Live Review: Leslee Warren

Pangea  New York


Web: [email protected]

Players: Leslee Warren, vocals; Gregory Toroian, piano, musical director; Skip Ward, bass; Dave Silliman, drums

Material: In her recent show, “Me Myself & Eye: Songs of a Nearsighted Girl,” Leslee Warren takes us on a personal journey as she emerges from a severely nearsighted person to one who eventually has her vision corrected. Her story starts as a small child whose family discovers she isn’t seeing what others see. As she navigates life with her handicap, Warren recounts her experiences by weaving together songs that pair with each anecdote. Following a chronological timeline, she takes us from the early years of impaired vision to the time when, finally, surgery repairs it. With songs referencing themes that mesh with her struggle, the repertoire includes “The Way You Look Tonight” “Someone to Watch Over Me,” “In Your Eyes,” and “I’m Beginning to See the Light,” to name a few.

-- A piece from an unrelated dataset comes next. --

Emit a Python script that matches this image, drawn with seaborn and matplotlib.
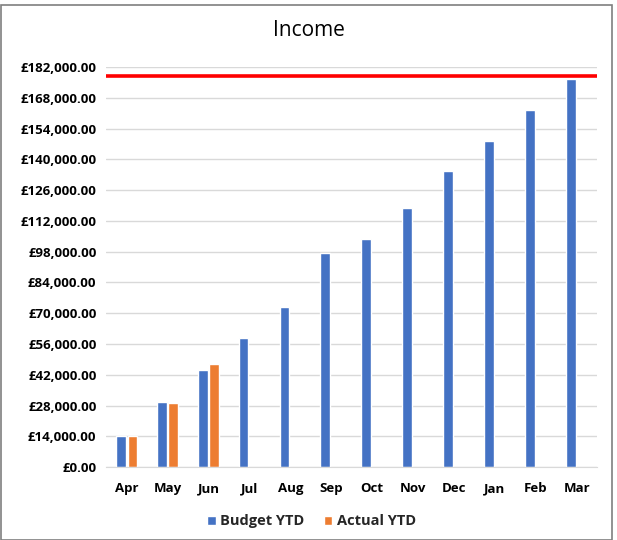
import numpy as np
import pandas as pd
import matplotlib
matplotlib.use('agg')
import matplotlib.pyplot as plt
import seaborn as sns
from matplotlib.ticker import FuncFormatter, MultipleLocator
from matplotlib.patches import Rectangle

months = ['Apr', 'May', 'Jun', 'Jul', 'Aug', 'Sep', 'Oct', 'Nov', 'Dec', 'Jan', 'Feb', 'Mar']
budget_ytd = [14300, 29500, 44000, 58700, 72900, 97200, 103600, 117700, 134500, 148400, 162400, 176700]
actual_ytd = [14300, 29000, 46900, np.nan, np.nan, np.nan, np.nan, np.nan, np.nan, np.nan, np.nan, np.nan]
target = 177900

df = pd.DataFrame({
    'Month': months * 2,
    'Value': budget_ytd + actual_ytd,
    'Series': ['Budget YTD'] * 12 + ['Actual YTD'] * 12,
})

sns.set_style('white')
plt.rcParams['font.family'] = ['Open Sans', 'DejaVu Sans']

fig = plt.figure(figsize=(6.17, 5.40), dpi=100)
ax = fig.add_axes([0.172, 0.135, 0.796, 0.741])

sns.barplot(data=df, x='Month', y='Value', hue='Series', order=months,
            palette=['#4472C4', '#ED7D31'], width=0.57, gap=0.16,
            saturation=1, ax=ax, legend=True)

ax.axhline(target, color='#FF0000', lw=2.6, zorder=5)

ax.set_ylim(0, 182000)
ax.yaxis.set_major_locator(MultipleLocator(14000))
ax.yaxis.set_major_formatter(FuncFormatter(lambda v, p: f'£{v:,.2f}'))
ax.grid(axis='y', color='#D9D9D9', lw=1)
ax.set_axisbelow(True)
for s in ['top', 'right', 'left']:
    ax.spines[s].set_visible(False)
ax.spines['bottom'].set_color('#D9D9D9')
ax.tick_params(axis='both', length=0, labelsize=9.5, pad=7, labelcolor='black')
for lab in ax.get_yticklabels() + ax.get_xticklabels():
    lab.set_fontweight('bold')
ax.tick_params(axis='x', pad=11)
ax.set_xlabel('')
ax.set_ylabel('')

# chart title is centred on the whole chart, not the plot area
fig.text(0.5, 0.943, 'Income', ha='center', va='center', fontsize=15, color='black')

handles, labels = ax.get_legend_handles_labels()
ax.get_legend().remove()
leg = fig.legend(handles, labels, loc='lower center', bbox_to_anchor=(0.505, -0.003), ncol=2,
                 frameon=False, fontsize=10.5, handlelength=0.6, handleheight=0.6,
                 handletextpad=0.3, columnspacing=1.3)
for t in leg.get_texts():
    t.set_fontweight('bold')

fig.patches.append(Rectangle((0.002, 0.0), 0.99, 0.99, transform=fig.transFigure,
                             fill=False, edgecolor='#7F7F7F', lw=1.2))

fig.savefig('out.png', dpi=100)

Musicianship: With a sizable vocal range, Warren’s voice is well-suited to the stage. Alternating from a Broadway belt to an R&B sound offers a vast number of song choices that also thematically tie into her narrative. Backed by a stellar trio, with pianist and musical director Gregory Toroian at the helm, attention is paid to every nuance, instrumentally and vocally. The trio, a fixture on the New York City cabaret circuit, provide great backing support, never intruding on Warren’s vocals.

Performance: The show had numerous lighthearted moments, from inflating a balloon to demonstrate the normal eye versus the extremely nearsighted one, to recounting a school dance where a boy she spotted across the room turned out to be a potted plant. While it’s admirable that Warren can look back with humor at what must have been frustrating or painful at times, letting us in more about those feelings would have created an even more powerful experience, since most of us are hindered by something physical or emotional.

Summary: Leslee Warren is an engaging presence who delivers a well thought out performance. She understands that music is also about entertainment and connecting with an audience. While humor is certainly an effective way to achieve that, sharing more of the pain and/or disappointment surrounding her obstacles would further round out the show.